Any responses will be greatly appreciated! Thanks, Meng

takuseno commented 1 month ago

@mling2024 Hi, thank you for the issue. For the dataset, as you tried the manual splits, you need to split data by yourself. Regarding the second point that DDP didn't work correctly, you're actually right. I realized that I didn't correctly support DDP.

To fix this issue, I made a change in the last commit https://github.com/takuseno/d3rlpy/commit/8e579b6b44b74ee4c4b8dc972a7cf1e5a2607e1c and I confirmed this fixes the issue. Due to this change, enable_ddp flag moves from def fit(...) to create(...) method. Please check this updated example: https://github.com/takuseno/d3rlpy/blob/8e579b6b44b74ee4c4b8dc972a7cf1e5a2607e1c/examples/distributed_offline_training.py#L30

You can try the fixed version by installing d3rlpy from source code:

git clone https://github.com/takuseno/d3rlpy
cd d3rlpy
pip install -e .

Once you confirm it's working on your side as well, I'll release a new version to include this fix.

mling2024 commented 1 month ago

Hi Takuma, thank you very much for the quick response and fix!

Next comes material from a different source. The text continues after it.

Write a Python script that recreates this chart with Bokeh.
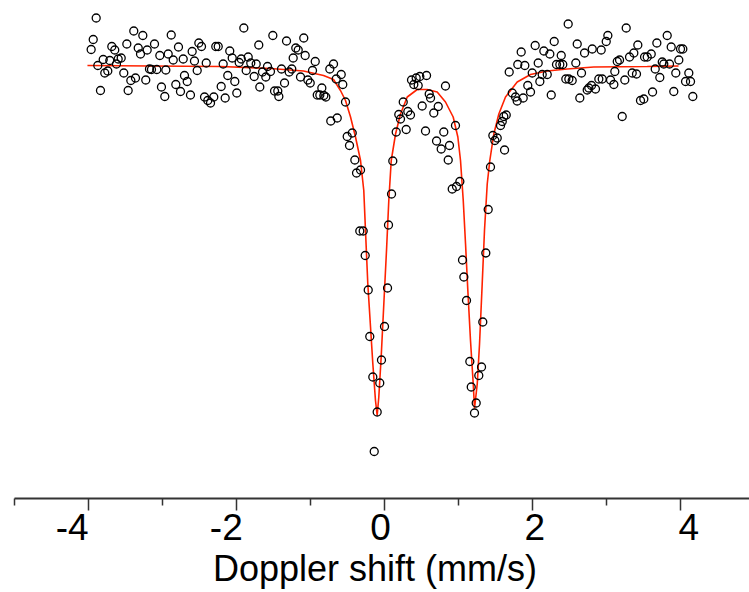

I will give it a try in the next few days and get back to you.

I noticed since version 2.6.0, MDPDataset is constructed differently from my version of 2.5.0. So I have to change my dataset construction as well as other changes. Hope this transition to new version is smooth.

Thanks, Meng

mling2024 commented 1 month ago

Hi Takuma, I confirm that it works on my side. Please go ahead. Thanks, Meng

takuseno commented 1 month ago

Thank you for the test! I will release the new version by the end of today in Japan.

takuseno commented 1 month ago

The new version 2.6.1 has been released now. Please let me close this issue.